Tapping into WHO expertise allows Uzbekistan to increase COVID-19 testing

At the start of the COVID-19 epidemic in Uzbekistan, sourcing and installing new equipment to carry out testing in laboratories proved to be difficult. To help strengthen preparedness, WHO/Europe, the United Nations Population Fund (UNFPA), the International Agency for Research on Cancer (IARC) and the French Embassy in Uzbekistan found innovative ways to repurpose machines already in place in the country’s hospitals.

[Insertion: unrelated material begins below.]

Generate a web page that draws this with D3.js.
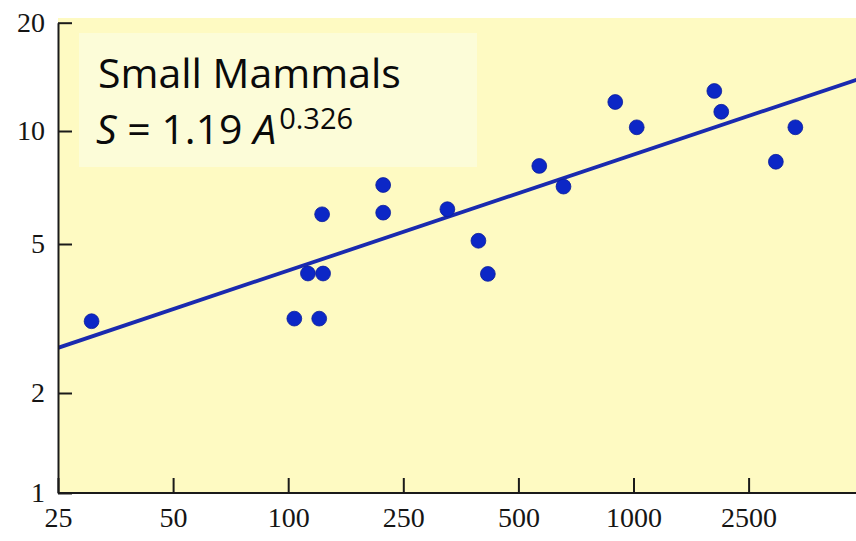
<!DOCTYPE html>
<html>
<head>
<meta charset="utf-8">
<script src="https://cdn.jsdelivr.net/npm/d3@7"></script>
<style>
  body { margin: 0; background: #fff; }
  .axis text { font-family: "Liberation Serif", "Times New Roman", serif; font-size: 28px; fill: #151515; }
  .axis path, .axis line { stroke: #1a1a1a; stroke-width: 2; }
  .label { font-family: "Open Sans", sans-serif; fill: #0a0a0a; white-space: pre; }
</style>
</head>
<body>
<svg id="chart" width="856" height="541"></svg>
<script>
// island area A vs. number of species S, small mammals
var area    = [30.6, 105, 128, 117, 132, 131, 213, 213, 326, 393, 416, 567, 656, 896, 1026, 1903, 2011, 2946, 3313];
var species = [3.11, 3.16, 3.16, 4.17, 4.17, 6.0, 7.18, 6.06, 6.19, 5.10, 4.16, 8.07, 7.11, 12.04, 10.24, 12.92, 11.31, 8.28, 10.24];

// fitted power line, drawn end to end
var fitArea    = [25, 5000];
var fitSpecies = [2.64, 14.1];

var xTicks = [25, 50, 100, 250, 500, 1000, 2500];
var yTicks = [1, 2, 5, 10, 20];

var title = "Small Mammals";

var W = 856, H = 541;
var mLeft = 58, mBottom = 493, mTop = 22.7;

// the printed axis puts every x label one equal step apart, so the log scale is piecewise
var xDomain = xTicks.concat([5000]);
var x = d3.scaleLog()
  .domain(xDomain)
  .range(xDomain.map(function(d, i) { return mLeft + i * 115.1; }));

// y is log too, but the scan is a little uneven, so also piecewise on its ticks
var y = d3.scaleLog()
  .domain(yTicks)
  .range([mBottom, 393, 244, 131, mTop]);

var svg = d3.select("#chart");

svg.append("rect")
  .attr("x", mLeft).attr("y", 18)
  .attr("width", W - mLeft).attr("height", mBottom - 18)
  .attr("fill", "#fefac2");

svg.append("defs").append("clipPath").attr("id", "plot")
  .append("rect")
  .attr("x", mLeft).attr("y", 0)
  .attr("width", W - mLeft).attr("height", mBottom);

// legend box
svg.append("rect")
  .attr("x", 79).attr("y", 33)
  .attr("width", 398).attr("height", 134)
  .attr("fill", "#fcfcd8");

svg.append("text").attr("class", "label")
  .attr("x", 98).attr("y", 88)
  .style("font-size", "41px")
  .text(title);

var t2 = svg.append("text").attr("class", "label")
  .attr("x", 96).attr("y", 144)
  .style("font-size", "41px");
t2.append("tspan").style("font-style", "italic").text("S");
t2.append("tspan").text(" = 1.19 ");
t2.append("tspan").style("font-style", "italic").text("A");
t2.append("tspan").attr("dx", 3).attr("dy", -15).style("font-size", "29px").text("0.326");

// regression line
var line = d3.line()
  .x(function(d) { return x(d[0]); })
  .y(function(d) { return y(d[1]); });

svg.append("path")
  .datum(d3.zip(fitArea, fitSpecies))
  .attr("clip-path", "url(#plot)")
  .attr("d", line)
  .attr("fill", "none")
  .attr("stroke", "#1a2aaf")
  .attr("stroke-width", 3.8);

// points
svg.append("g").selectAll("circle")
  .data(d3.zip(area, species))
  .enter().append("circle")
  .attr("cx", function(d) { return x(d[0]); })
  .attr("cy", function(d) { return y(d[1]); })
  .attr("r", 7.4)
  .attr("fill", "#0c27c6")
  .attr("stroke", "#0a1d9a")
  .attr("stroke-width", 0.8);

// axes, ticks point inward
var xAxis = d3.axisBottom(x)
  .tickValues(xTicks)
  .tickFormat(d3.format("d"))
  .tickSizeInner(-15)
  .tickSizeOuter(0)
  .tickPadding(14);

var yAxis = d3.axisLeft(y)
  .tickValues(yTicks)
  .tickFormat(d3.format("d"))
  .tickSizeInner(-14)
  .tickSizeOuter(0)
  .tickPadding(13);

svg.append("g").attr("class", "axis")
  .attr("transform", "translate(0," + mBottom + ")")
  .call(xAxis)
  .select(".domain").attr("d", "M" + mLeft + ",0H" + W);

svg.append("g").attr("class", "axis")
  .attr("transform", "translate(" + mLeft + ",0)")
  .call(yAxis);
</script>
</body>
</html>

WHO/Europe and UNFPA collected data which established that there were already 60 polymerase chain reaction systems for rapid detection of different viruses spread out across the country which could potentially be used to test for COVID-19. A group of agencies and specialists, brought together by WHO/Europe, was already collaborating on a pilot study to begin screening for cervical cancer in the country. They guided health authorities to repurpose the machines instead of trying to source new ones.

“The fact that we already had this network in place of people who knew and trusted each other made it possible to find solutions,” says Marilys Corbex, Senior Technical Officer on noncommunicable diseases, WHO/Europe. “The information and expertise we provided helped authorities in Uzbekistan to better understand their options.”

All that was required was for a cartridge to be inserted into an already-available machine to test for COVID-19. This could save resources at a critical time, whilst helping Uzbekistan to take the necessary steps to deal with the COVID-19 crisis.

“Authorities in Uzbekistan were trying to find the best test at country level. We showed them that there were machines already being used for HIV and tuberculosis testing, and planned to be used for cervical cancer screening, which could immediately test for COVID-19, saving them time and money,” explains Dr Isabelle Heard, an expert from IARC, who provided technical guidance.

Dr Heard points to the strength of the interdisciplinary and interagency network already in place at the time, which made it possible to adapt quickly and efficiently to the evolving
COVID-19 situation.

Although the repurposed machines were not used for Covid-19 testing in the end, the exercise helped the authorities in Uzbekistan better assess their options and avoid potentially expensive mistakes.